I've tried this, but the files are not expired on the server (no Expiring ---> message in the dsmsched.log). The unexpected or unpleasant side effects that I am referring to are actually expiring the files on the server - maybe people didn't expect this to work this way? Principle of least astonishment? Should I expect to see expiring messages or a change in the number of files expired (when I run the incremental manually)? When I change the dsm.opt and run either the scheduled incremental or a manual incremental, run the server expiration, then check from the client, the files I want to get rid of are still there, both active and inactive versions.
I don't have a problem with excluding a directory. My problem is getting the files to expire on the server after I have excluded the directory. I want to be able to modify the client dsm.opt file (or in our case, put these statements in a client option set) to implement our new policy, and then run an expire command on each client to force the expiration of the files on the server that aren't part of the new policy.

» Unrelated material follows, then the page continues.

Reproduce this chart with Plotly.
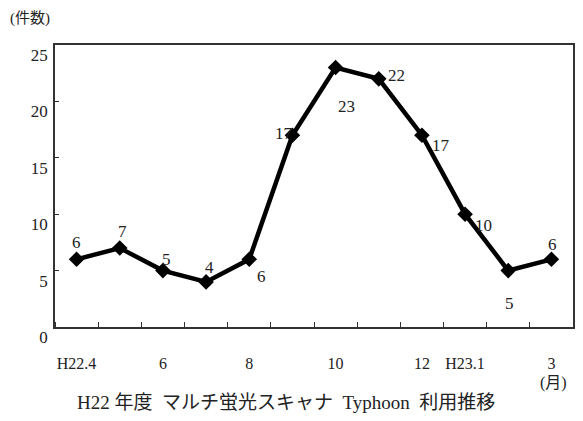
import plotly.graph_objects as go

# Monthly usage counts, FY H22 (April H22 .. March H23)
months = ["H22.4", "5", "6", "7", "8", "9", "10", "11", "12", "H23.1", "2", "3"]
counts = [6, 7, 5, 4, 6, 17, 23, 22, 17, 10, 5, 6]

# Month labels shown under the axis (index into months -> text)
x_label_idx = [0, 2, 4, 6, 8, 9, 11]
x_label_text = ["H22.4", "6", "8", "10", "12", "H23.1", "3"]

y_ticks = [0, 5, 10, 15, 20, 25]

# Pixel offsets of each value label relative to its marker
label_dx = [0, 3, 4, 3, 12, -8, 11, 18, 19, 18, 1, 1]
label_dy = [17, 17, 11, 14, -17, 2, -39, 3, -10, -11, -33, 15]

FONT = "Liberation Serif, Noto Sans CJK JP, serif"
x_idx = list(range(len(months)))

fig = go.Figure()
fig.add_trace(go.Scatter(
    x=x_idx, y=counts, mode="lines+markers",
    line=dict(color="black", width=4.5),
    marker=dict(symbol="diamond", size=12, color="black"),
    hoverinfo="skip", showlegend=False,
))

for i, v in enumerate(counts):
    fig.add_annotation(
        x=i, y=v, text=str(v), showarrow=False,
        xshift=label_dx[i], yshift=label_dy[i],
        font=dict(family=FONT, size=17, color="#222"),
    )

fig.update_xaxes(
    range=[-0.5, len(months) - 0.5],
    tickmode="array", tickvals=x_label_idx, ticktext=x_label_text,
    ticks="", ticklabelstandoff=21,
    minor=dict(tickmode="linear", tick0=0.5, dtick=1, ticks="inside",
               ticklen=5, tickcolor="#333", tickwidth=1),
    showline=True, linecolor="#333", linewidth=1.5, mirror=True,
    showgrid=False, zeroline=False,
    tickfont=dict(family=FONT, size=16, color="#222"),
)
fig.update_yaxes(
    range=[0, 25], tickmode="array", tickvals=y_ticks,
    ticks="inside", ticklen=4, tickcolor="#333",
    ticklabelshift=10, ticklabelstandoff=2,
    showline=True, linecolor="#333", linewidth=1.5, mirror=True,
    showgrid=False, zeroline=False,
    tickfont=dict(family=FONT, size=17, color="#222"),
)

fig.add_annotation(
    text="(件数)", xref="paper", yref="paper",
    x=(30 - 55) / 520, y=(327 - 19) / 282, showarrow=False,
    xanchor="center", yanchor="middle",
    font=dict(family=FONT, size=15, color="#222"),
)
fig.add_annotation(
    text="(月)", xref="paper", yref="paper",
    x=(555 - 55) / 520, y=(327 - 383) / 282, showarrow=False,
    xanchor="center", yanchor="middle",
    font=dict(family=FONT, size=16, color="#222"),
)
fig.add_annotation(
    text="H22 年度  マルチ蛍光スキャナ  Typhoon  利用推移",
    xref="paper", yref="paper",
    x=(287 - 55) / 520, y=(327 - 402) / 282, showarrow=False,
    xanchor="center", yanchor="middle",
    font=dict(family=FONT, size=19, color="#222"),
)

fig.update_layout(
    width=583, height=421,
    margin=dict(l=55, r=8, t=45, b=94),
    paper_bgcolor="white", plot_bgcolor="white",
)

fig.write_html("out.html")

I can do this if I specify each and every directory and subdirectory on the client, but this could run into the thousands and would be different on each computer. I need the client expire command to support directory wildcards or recognize the -subir=yes option. Maybe the exclude on the client should force the expiration of those files on the server?
Andrew Raibeck wrote:
Gretchen, I don't understand the following:
Prior to the v4.2 client, you could simply exclude the files on the client side and the files would be expired. This probably led to unpleasant/unexpected results, so this doesn't work anymore and the client expire was introduced.
What unpleasant/unexpected results are you referring to? If no longer wish to back up files in c:\junk and it's subdirectories, then I don't see why using EXCLUDE.DIR wouldn't work. You could use a client options set to do this.